Speaking of Suletta's mother, Prospera may go down as one of the most problematic and monstrous parents in Gundam history and that's saying something given how most parents in the franchise have been in charge of the bad guys. I love how she's so dual in her personality. On the one hand, she loves her daughter dearly and will manipulate anyone to make sure she is safe. But the other side of her? She is driven, to almost breaking point for a person, to insinuate herself into the lives of anyone who was involved in the death of her husband and friends in the Vanadis Incident. She uses her daughter as a lever to get close to Miorine because her father was the one who ordered the attack on Vanadis. She uses her position as president of Shin Sei Corporation to build Aerial and get it past the inquisition when they threaten to seize and destroy it. She manipulates Vim Jeturk while her daughter and Miorine successfully launch their mobile suit company for funding from the Benerit Group (the only company truly allowed to build mobile suits). On top of that, there's another side to her, one I cannot talk about due to spoilers, that if it's confirmed in the next season, puts her in the same league as Angela Lansbury in the Manchurian Candidate. If you've seen the movie, you know what I'm mean.
The show's duelling by consent concept is also refreshing, taking a much more serious take on Gundam fighting as a sport idea from G-Gundam. Here, it's like a medieval jousting contest. Rules, banners, declarations. Everyone at the school is either rich and in on all the schemes or poor-ish and loathe to cross the upperclassmen and women. All of it makes for a great spectacle. Add to this the undercurrent of a solar system teetering on the edge of exploding due to the Benerit Group's suppression of Earthians, and this Gundam show has something for just about everyone.
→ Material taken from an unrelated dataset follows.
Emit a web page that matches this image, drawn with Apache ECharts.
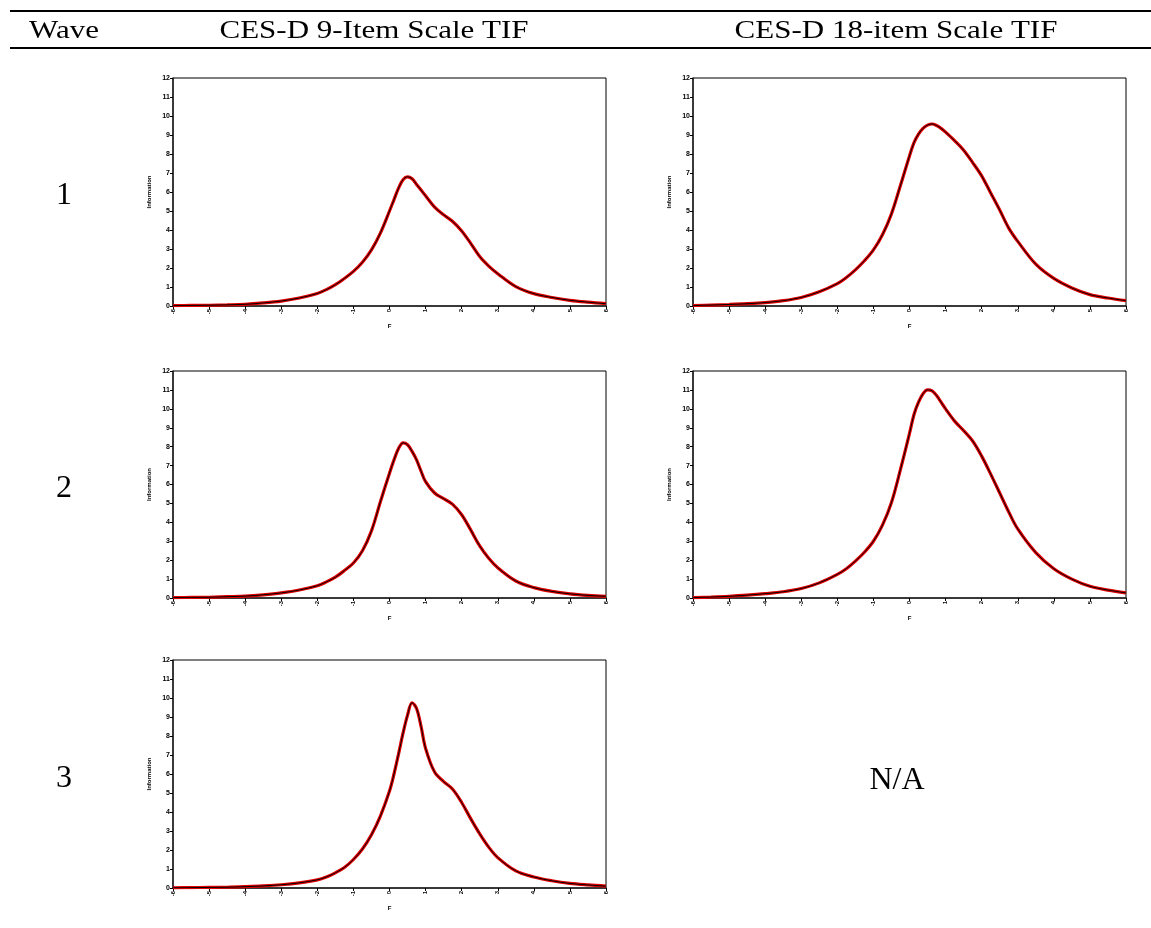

Where else can you have a 5-foot-tall, slim girl with massive pink pompom hair punch out another girl like a heavyweight? As well as that, the cast is extremely likeable and I'd hate for anything to happen to them. They're just trying to survive school and most likely will be asked to survive war before the end of the story. Animation is smooth and polished, although the scuttlebutt online says that a lot of the season was barely finished prior to the broadcast. If so, it doesn't show and I love the clean look of the Ad Stella universe. Not every episode requires Gundam-go-boom-hit-things so sometimes we just get Suletta and co. hanging out while the adults conspire. You can say it's making the animation budget stretch but I like how they paper over the cracks with what they have to hand.
Season one ends on the cliff-hanger to end ALL CLIFF-HANGERS and the second season will have to do some heavy lifting to explain, even half of what we saw in the final episode of S1, as well as flesh out some of the new antagonists we saw in the final arc. I really hope that Miorine and Suletta's relationship not only survives the upheaval seen at the end but that it deepens and blossoms. More than anything, Witch From Mercury gives a glimpse at two people who care about each other and so far haven't died or been reprogrammed, turned to the dark side, or given in. For hardened Gundam fans, everything's here: murky politics, genocidal wars and conflicts, and characters you love and hate. You know if you watched to the end of the season, you'll be back. For new fans, welcome! This is a perfect show to pick up the franchise with. You'll love your two new leads, and almost everyone is compromised out of the gate by some sin they committed or think they committed. Almost everything you'll see or hear has been referenced or reworked from the older shows so if you like this, you'll find something else to watch pretty soon. After the bumper projects of Mobile Suit Gundam: Hathaway's Flash, Gundam Breaker Battlogue, and Mobile Suit Gundam: Cucuruz Doan's Island, Witch From Mercury shows that not only is the franchise in good shape going into its fourth decade but that it's still got a lot of room and scope to explore the concepts laid down in 1979.